At stake is the future of the world’s largest software developer, whose new operating system is expected to be launched in the fourth quarter, and it largest chip maker, as well as an island-wide industry of computer makers and parts suppliers.
In one corner you have Microsoft Corp, which is porting its tiled Metro interface used in Windows Phone to tablets, laptops and the desktop. Although the old point and click interface is still available, the focus is on a touch screen that pits Windows against Google Inc’s Android and Apple Inc’s iOS.
In another corner you have chip maker Intel Corp, long Microsoft’s partner in personal computers. Intel has not only seen its position slip as the world shifts to mobile devices, it has also had to make room beside Microsoft for Britain’s ARM Holdings Plc, whose mobile-friendly chips may be better suited for tablets running Windows 8. And then there are the computer manufacturers themselves, most of whom are based in Taiwan and who are struggling to combine Microsoft’s new operating system and Intel’s chip-based designs into products that sell - and turn them a profit.
Microsoft, though still strong on conventional PCs, has watched the energy and innovation shift to mobile devices - led by Apple’s iPhone and iPad. While PC shipments fell 1.4 per cent last year, and are expected to grow by only 4.4 per cent this year, according to research firm Gartner, tablet shipments have grown from 19.4 million units in 2010 to 68.4 million last year, with that figure expected to rise by 85 per cent this year, according to rival IHS.
Of those tablets expected be to sold this year, Gartner estimates more than 60 per cent will be iPads - and only 4 per cent of them will be running Microsoft’s operating system. Microsoft, therefore, has little choice but to overhaul Windows to straddle both its traditional computer market and the world of tablets. The result is a potentially jarring shift for users long comfortable with the familiar Windows interface.
Intel, for its part, is having to rethink its chip business, which has focused on processing data rather than more mobile-centric issues such as power consumption. In the meantime, however, it is pushing its vision of a slimmed down laptop called the Ultrabook. The first round of such devices - which owe a lot in look and feel to Apple’s successful MacBook Air - were not a huge success, but Intel has come up with better chips.
All of this, however, depends on the computer manufacturers and suppliers themselves. It’s they who have to build the devices and figure out how to turn a profit. This creates its own internal tensions because Microsoft wants each Windows machine to leverage all its features as much as possible, while the original equipment manufacturers, or OEMs, as Taiwan’s gearmakers are known in the industry, have traditionally cut corners to keep prices low.

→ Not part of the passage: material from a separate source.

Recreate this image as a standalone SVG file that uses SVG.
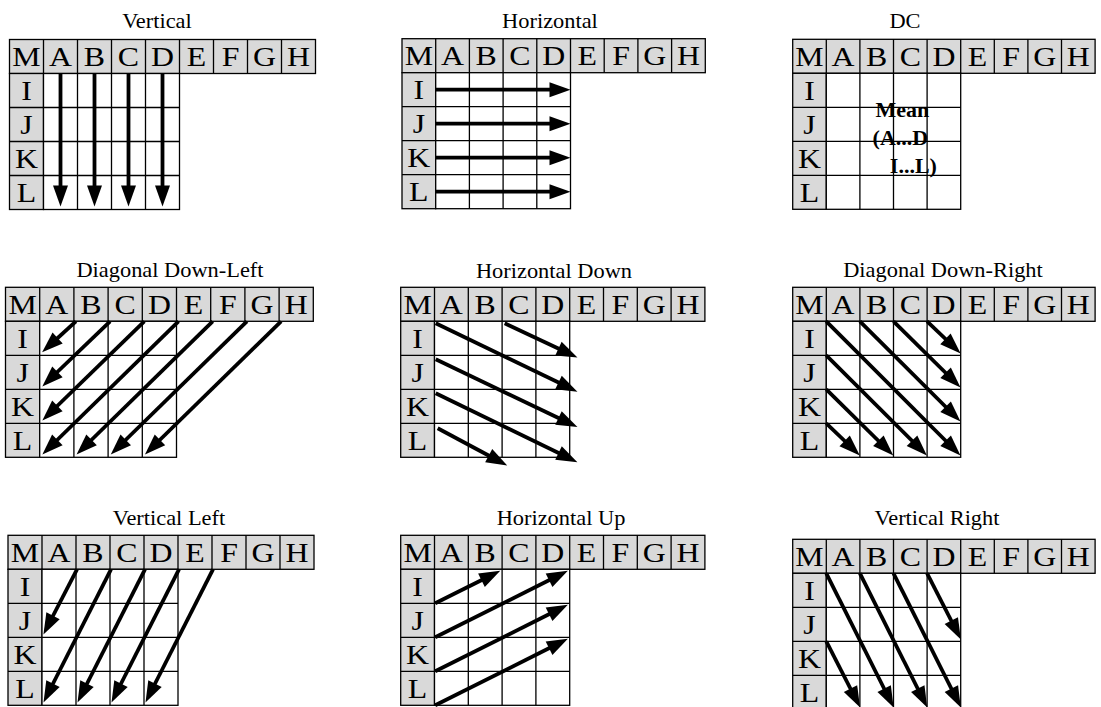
<svg xmlns="http://www.w3.org/2000/svg" width="1101" height="707" viewBox="0 0 1101 707">
<style>
.t{font-family:"Liberation Serif","Times New Roman",serif;font-size:20px;text-anchor:middle;transform-box:fill-box;transform-origin:center;transform:scaleX(1.12)}
.c{font-family:"Liberation Serif","Times New Roman",serif;font-size:27px;text-anchor:middle;transform-box:fill-box;transform-origin:center;transform:scaleX(1.18)}
.m{font-family:"Liberation Serif","Times New Roman",serif;font-size:20px;font-weight:bold;text-anchor:middle;transform-box:fill-box;transform-origin:center;transform:scaleX(1.1)}
.hd{fill:#d9d9d9;stroke:#000;stroke-width:1.3}
.bx{fill:#fff;stroke:#000;stroke-width:1.3}
.gl{fill:none;stroke:#000;stroke-width:1.3}
.ar{fill:none;stroke:#000;stroke-width:3.8;marker-end:url(#ah)}
</style>
<defs>
<marker id="ah" markerUnits="userSpaceOnUse" markerWidth="21" markerHeight="15" refX="11" refY="7.5" orient="auto" overflow="visible"><path d="M0 0L21 7.5L0 15z" fill="#000"/></marker>
</defs>
<rect width="1101" height="707" fill="#fff"/>

<!-- Panel 1: Vertical -->
<g id="p-vertical" transform="translate(9.5,39.5)">
<text class="t" x="147.5" y="-11.5">Vertical</text>
<rect class="hd" x="0" y="0" width="306" height="34"/>
<rect class="hd" x="0" y="34" width="34" height="136"/>
<rect class="bx" x="34" y="34" width="136" height="136"/>
<path class="gl" d="M34 0V34M68 0V170M102 0V170M136 0V170M170 0V34M204 0V34M238 0V34M272 0V34M0 68H170M0 102H170M0 136H170"/>
<text class="c" x="17" y="26.5">M</text><text class="c" x="51" y="26.5">A</text><text class="c" x="85" y="26.5">B</text><text class="c" x="119" y="26.5">C</text><text class="c" x="153" y="26.5">D</text><text class="c" x="187" y="26.5">E</text><text class="c" x="221" y="26.5">F</text><text class="c" x="255" y="26.5">G</text><text class="c" x="289" y="26.5">H</text>
<text class="c" x="17" y="60.5">I</text><text class="c" x="17" y="94.5">J</text><text class="c" x="17" y="128.5">K</text><text class="c" x="17" y="162.5">L</text>
</g>

<!-- Panel 2: Horizontal -->
<g id="p-horizontal" transform="translate(402,38.7)">
<text class="t" x="148" y="-10.7">Horizontal</text>
<rect class="hd" x="0" y="0" width="303.3" height="34"/>
<rect class="hd" x="0" y="34" width="33.7" height="136"/>
<rect class="bx" x="33.7" y="34" width="134.8" height="136"/>
<path class="gl" d="M33.7 0V34M67.4 0V170M101.1 0V170M134.8 0V170M168.5 0V34M202.2 0V34M235.9 0V34M269.6 0V34M0 68H168.5M0 102H168.5M0 136H168.5"/>
<text class="c" x="16.85" y="26.5">M</text><text class="c" x="50.55" y="26.5">A</text><text class="c" x="84.25" y="26.5">B</text><text class="c" x="117.95" y="26.5">C</text><text class="c" x="151.65" y="26.5">D</text><text class="c" x="185.35" y="26.5">E</text><text class="c" x="219.05" y="26.5">F</text><text class="c" x="252.75" y="26.5">G</text><text class="c" x="286.45" y="26.5">H</text>
<text class="c" x="16.85" y="60.5">I</text><text class="c" x="16.85" y="94.5">J</text><text class="c" x="16.85" y="128.5">K</text><text class="c" x="16.85" y="162.5">L</text>
</g>

<!-- Panel 3: DC -->
<g id="p-dc" transform="translate(792.7,39.3)">
<text class="t" x="112.3" y="-11.3">DC</text>
<rect class="hd" x="0" y="0" width="302.4" height="34"/>
<rect class="hd" x="0" y="34" width="33.6" height="136"/>
<rect class="bx" x="33.6" y="34" width="134.4" height="136"/>
<path class="gl" d="M33.6 0V34M67.2 0V170M100.8 0V170M134.4 0V170M168 0V34M201.6 0V34M235.2 0V34M268.8 0V34M0 68H168M0 102H168M0 136H168"/>
<text class="c" x="16.8" y="26.5">M</text><text class="c" x="50.4" y="26.5">A</text><text class="c" x="84" y="26.5">B</text><text class="c" x="117.6" y="26.5">C</text><text class="c" x="151.2" y="26.5">D</text><text class="c" x="184.8" y="26.5">E</text><text class="c" x="218.4" y="26.5">F</text><text class="c" x="252" y="26.5">G</text><text class="c" x="285.6" y="26.5">H</text>
<text class="c" x="16.8" y="60.5">I</text><text class="c" x="16.8" y="94.5">J</text><text class="c" x="16.8" y="128.5">K</text><text class="c" x="16.8" y="162.5">L</text>
<text class="m" x="109.7" y="77.4">Mean</text>
<text class="m" x="107.7" y="105.7">(A...D</text>
<text class="m" x="120.7" y="134">I...L)</text>
</g>

<!-- Panel 4: Diagonal Down-Left -->
<g id="p-diagonal-down-left" transform="translate(5.5,287.3)">
<text class="t" x="164.5" y="-10.3">Diagonal Down-Left</text>
<rect class="hd" x="0" y="0" width="307.8" height="34"/>
<rect class="hd" x="0" y="34" width="34.2" height="136"/>
<rect class="bx" x="34.2" y="34" width="136.8" height="136"/>
<path class="gl" d="M34.2 0V34M68.4 0V170M102.6 0V170M136.8 0V170M171 0V34M205.2 0V34M239.4 0V34M273.6 0V34M0 68H171M0 102H171M0 136H171"/>
<text class="c" x="17.1" y="26.5">M</text><text class="c" x="51.3" y="26.5">A</text><text class="c" x="85.5" y="26.5">B</text><text class="c" x="119.7" y="26.5">C</text><text class="c" x="153.9" y="26.5">D</text><text class="c" x="188.1" y="26.5">E</text><text class="c" x="222.3" y="26.5">F</text><text class="c" x="256.5" y="26.5">G</text><text class="c" x="290.7" y="26.5">H</text>
<text class="c" x="17.1" y="60.5">I</text><text class="c" x="17.1" y="94.5">J</text><text class="c" x="17.1" y="128.5">K</text><text class="c" x="17.1" y="162.5">L</text>
</g>

<!-- Panel 5: Horizontal Down -->
<g id="p-horizontal-down" transform="translate(400.7,287.3)">
<text class="t" x="153.3" y="-9.8">Horizontal Down</text>
<rect class="hd" x="0" y="0" width="304.2" height="34"/>
<rect class="hd" x="0" y="34" width="33.8" height="136"/>
<rect class="bx" x="33.8" y="34" width="135.2" height="136"/>
<path class="gl" d="M33.8 0V34M67.6 0V170M101.4 0V170M135.2 0V170M169 0V34M202.8 0V34M236.6 0V34M270.4 0V34M0 68H169M0 102H169M0 136H169"/>
<text class="c" x="16.9" y="26.5">M</text><text class="c" x="50.7" y="26.5">A</text><text class="c" x="84.5" y="26.5">B</text><text class="c" x="118.3" y="26.5">C</text><text class="c" x="152.1" y="26.5">D</text><text class="c" x="185.9" y="26.5">E</text><text class="c" x="219.7" y="26.5">F</text><text class="c" x="253.5" y="26.5">G</text><text class="c" x="287.3" y="26.5">H</text>
<text class="c" x="16.9" y="60.5">I</text><text class="c" x="16.9" y="94.5">J</text><text class="c" x="16.9" y="128.5">K</text><text class="c" x="16.9" y="162.5">L</text>
</g>

<!-- Panel 6: Diagonal Down-Right -->
<g id="p-diagonal-down-right" transform="translate(792.7,287.3)">
<text class="t" x="150.3" y="-10.3">Diagonal Down-Right</text>
<rect class="hd" x="0" y="0" width="302.4" height="34"/>
<rect class="hd" x="0" y="34" width="33.6" height="136"/>
<rect class="bx" x="33.6" y="34" width="134.4" height="136"/>
<path class="gl" d="M33.6 0V34M67.2 0V170M100.8 0V170M134.4 0V170M168 0V34M201.6 0V34M235.2 0V34M268.8 0V34M0 68H168M0 102H168M0 136H168"/>
<text class="c" x="16.8" y="26.5">M</text><text class="c" x="50.4" y="26.5">A</text><text class="c" x="84" y="26.5">B</text><text class="c" x="117.6" y="26.5">C</text><text class="c" x="151.2" y="26.5">D</text><text class="c" x="184.8" y="26.5">E</text><text class="c" x="218.4" y="26.5">F</text><text class="c" x="252" y="26.5">G</text><text class="c" x="285.6" y="26.5">H</text>
<text class="c" x="16.8" y="60.5">I</text><text class="c" x="16.8" y="94.5">J</text><text class="c" x="16.8" y="128.5">K</text><text class="c" x="16.8" y="162.5">L</text>
</g>

<!-- Panel 7: Vertical Left -->
<g id="p-vertical-left" transform="translate(8,535.3)">
<text class="t" x="161" y="-10.3">Vertical Left</text>
<rect class="hd" x="0" y="0" width="306" height="34"/>
<rect class="hd" x="0" y="34" width="34" height="136"/>
<rect class="bx" x="34" y="34" width="136" height="136"/>
<path class="gl" d="M34 0V34M68 0V170M102 0V170M136 0V170M170 0V34M204 0V34M238 0V34M272 0V34M0 68H170M0 102H170M0 136H170"/>
<text class="c" x="17" y="26.5">M</text><text class="c" x="51" y="26.5">A</text><text class="c" x="85" y="26.5">B</text><text class="c" x="119" y="26.5">C</text><text class="c" x="153" y="26.5">D</text><text class="c" x="187" y="26.5">E</text><text class="c" x="221" y="26.5">F</text><text class="c" x="255" y="26.5">G</text><text class="c" x="289" y="26.5">H</text>
<text class="c" x="17" y="60.5">I</text><text class="c" x="17" y="94.5">J</text><text class="c" x="17" y="128.5">K</text><text class="c" x="17" y="162.5">L</text>
</g>

<!-- Panel 8: Horizontal Up -->
<g id="p-horizontal-up" transform="translate(400.7,535.3)">
<text class="t" x="160.3" y="-10.3">Horizontal Up</text>
<rect class="hd" x="0" y="0" width="304.2" height="34"/>
<rect class="hd" x="0" y="34" width="33.8" height="136"/>
<rect class="bx" x="33.8" y="34" width="135.2" height="136"/>
<path class="gl" d="M33.8 0V34M67.6 0V170M101.4 0V170M135.2 0V170M169 0V34M202.8 0V34M236.6 0V34M270.4 0V34M0 68H169M0 102H169M0 136H169"/>
<text class="c" x="16.9" y="26.5">M</text><text class="c" x="50.7" y="26.5">A</text><text class="c" x="84.5" y="26.5">B</text><text class="c" x="118.3" y="26.5">C</text><text class="c" x="152.1" y="26.5">D</text><text class="c" x="185.9" y="26.5">E</text><text class="c" x="219.7" y="26.5">F</text><text class="c" x="253.5" y="26.5">G</text><text class="c" x="287.3" y="26.5">H</text>
<text class="c" x="16.9" y="60.5">I</text><text class="c" x="16.9" y="94.5">J</text><text class="c" x="16.9" y="128.5">K</text><text class="c" x="16.9" y="162.5">L</text>
</g>

<!-- Panel 9: Vertical Right -->
<g id="p-vertical-right" transform="translate(792.7,539.3)">
<text class="t" x="144.3" y="-14.3">Vertical Right</text>
<rect class="hd" x="0" y="0" width="302.4" height="34"/>
<rect class="hd" x="0" y="34" width="33.6" height="136"/>
<rect class="bx" x="33.6" y="34" width="134.4" height="136"/>
<path class="gl" d="M33.6 0V34M67.2 0V170M100.8 0V170M134.4 0V170M168 0V34M201.6 0V34M235.2 0V34M268.8 0V34M0 68H168M0 102H168M0 136H168"/>
<text class="c" x="16.8" y="26.5">M</text><text class="c" x="50.4" y="26.5">A</text><text class="c" x="84" y="26.5">B</text><text class="c" x="117.6" y="26.5">C</text><text class="c" x="151.2" y="26.5">D</text><text class="c" x="184.8" y="26.5">E</text><text class="c" x="218.4" y="26.5">F</text><text class="c" x="252" y="26.5">G</text><text class="c" x="285.6" y="26.5">H</text>
<text class="c" x="16.8" y="60.5">I</text><text class="c" x="16.8" y="94.5">J</text><text class="c" x="16.8" y="128.5">K</text><text class="c" x="16.8" y="162.5">L</text>
</g>

<!-- Connectors -->
<g id="connectors">
<g id="c-vertical" transform="translate(9.5,39.5)">
<path class="ar" d="M51 34V157"/><path class="ar" d="M85 34V157"/><path class="ar" d="M119 34V157"/><path class="ar" d="M153 34V157"/>
</g>
<g id="c-horizontal" transform="translate(402,38.7)">
<path class="ar" d="M33.7 51H158.5"/><path class="ar" d="M33.7 85H158.5"/><path class="ar" d="M33.7 119H158.5"/><path class="ar" d="M33.7 153H158.5"/>
</g>
<g id="c-diagonal-down-left" transform="translate(5.5,287.3)">
<path class="ar" d="M70.4 34L44 58.2"/><path class="ar" d="M104.6 34L44 92.2"/><path class="ar" d="M138.8 34L44 126.2"/><path class="ar" d="M173 34L44 160.2"/><path class="ar" d="M207.2 34L78.2 160.2"/><path class="ar" d="M241.4 34L112.4 160.2"/><path class="ar" d="M275.6 34L146.6 160.2"/>
</g>
<g id="c-horizontal-down" transform="translate(400.7,287.3)">
<path class="ar" d="M35 36L167.7 100"/><path class="ar" d="M104 36L167.7 66"/><path class="ar" d="M35 72L167.7 135.5"/><path class="ar" d="M35 106L167.7 170.5"/><path class="ar" d="M37 141L97.7 173.5"/>
</g>
<g id="c-diagonal-down-right" transform="translate(792.7,287.3)">
<path class="ar" d="M33.6 34L160.7 161.2"/><path class="ar" d="M67.2 34L160.7 127.2"/><path class="ar" d="M100.8 34L160.7 93.2"/><path class="ar" d="M134.4 34L160.7 59.2"/><path class="ar" d="M33.6 68L127.1 161.2"/><path class="ar" d="M33.6 102L93.5 161.2"/><path class="ar" d="M33.6 136L59.9 161.2"/>
</g>
<g id="c-vertical-left" transform="translate(8,535.3)">
<path class="ar" d="M69 34L40 90.2"/><path class="ar" d="M103 34L40 158.2"/><path class="ar" d="M137 34L74 158.2"/><path class="ar" d="M171 34L108 158.2"/><path class="ar" d="M205 34L142 158.2"/>
</g>
<g id="c-horizontal-up" transform="translate(400.7,535.3)">
<path class="ar" d="M34.5 68L90.6 40"/><path class="ar" d="M34.5 102L158.2 40"/><path class="ar" d="M34.5 136L158.2 74"/><path class="ar" d="M34.5 170L158.2 108"/>
</g>
<g id="c-vertical-right" transform="translate(792.7,539.3)">
<path class="ar" d="M33.6 34L96.4 159.2"/><path class="ar" d="M67.2 34L130 159.2"/><path class="ar" d="M100.8 34L163.6 159.2"/><path class="ar" d="M134.4 34L163.6 91.2"/><path class="ar" d="M33.6 102L62.8 159.2"/>
</g>
</g>
</svg>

“Microsoft will live and die on how well the OEMs implement the features of Windows 8,” says Forrester principal analyst Frank Gillett. Intel, too, is trying to push the OEMs to add touch screens and other whizz-bang features to help to push the Ultrabook up-market and differentiate it from the MacBook Air.
Intel has even gone so far as to sign agreements with touchscreen suppliers undertaking to buy up excess capacity to ensure there are adequate supplies for the OEMs, who make much of the world’s computer hardware for global vendors and, increasingly, their own brands.
The result is that Intel is emphasising quality and features that may push the price of such devices above the sensitive $1,000 mark.
A touch screen, for example, adds roughly $100 to the cost of an Ultrabook, Forrester’s Gillett says. Intel defends the creeping rise in cost, arguing that while it could easily offer designs for much cheaper models, it believes the market is looking for more sophisticated devices.
And although most manufacturers appeared to have embraced the full range of Intel’s suggested designs and Windows 8’s features, the quality remained uneven. The plastic slider on one device, for example, failed to unhinge the tablet from the keyboard.
Some models remained encased in glass boxes, suggesting they were some way from completion. While Computex was show time for Windows 8 and the devices running the system, there is still some way to go until the software’s launch. There are plenty of issues still to hammer out.
First is who pays whom for what, and how much. The manufacturers must pay Microsoft for each copy of Windows and Intel for each chip. While these account for about a third of an Ultrabook’s bill of materials, Forrester’s Gillett says that’s where the greatest margins are.
Analyst Serene Chan of Frost and Sullivan said that Microsoft plans to charge $100 for each Windows 8 licence - a significant increase over what it charged for Windows 7 running on mobile devices, especially when compared with Google’s Android operating system, which manufacturers can use for free. Manufacturers said they still hoped to persuade Microsoft to reduce licence fees. Intel said that while its price list was public, its arrangements with individual clients were confidential.
Remaking the Wintel world
Still, as the ground has shifted towards a tighter ecosystem that embraces developers, cloud services, content and - at least in the case of Apple - a combined maker of hardware, operating system developer and retailer, Taiwan’s manufacturers must pray that Microsoft and Intel help to fill in the gaps in the Windows world, which now looks a little out of date.
Can, for example, Microsoft build an ecosystem of application developers and payments as attractive as those of Google, Amazon and Apple? Microsoft has launched its own version of Apple’s app store, but it’s not yet clear how it will work for those programmes that don’t use the Metro interface.
As the devices, whether tablets, Ultrabooks or hybrids of the two, are likely to be aimed at more well-heeled customers than these manufacturers are used to, promotion is going to be key. And that, in turn, mostly falls to Microsoft and Intel. Having built the devices, the manufacturers will rely on the US giants’ marketing clout to convince users to buy them.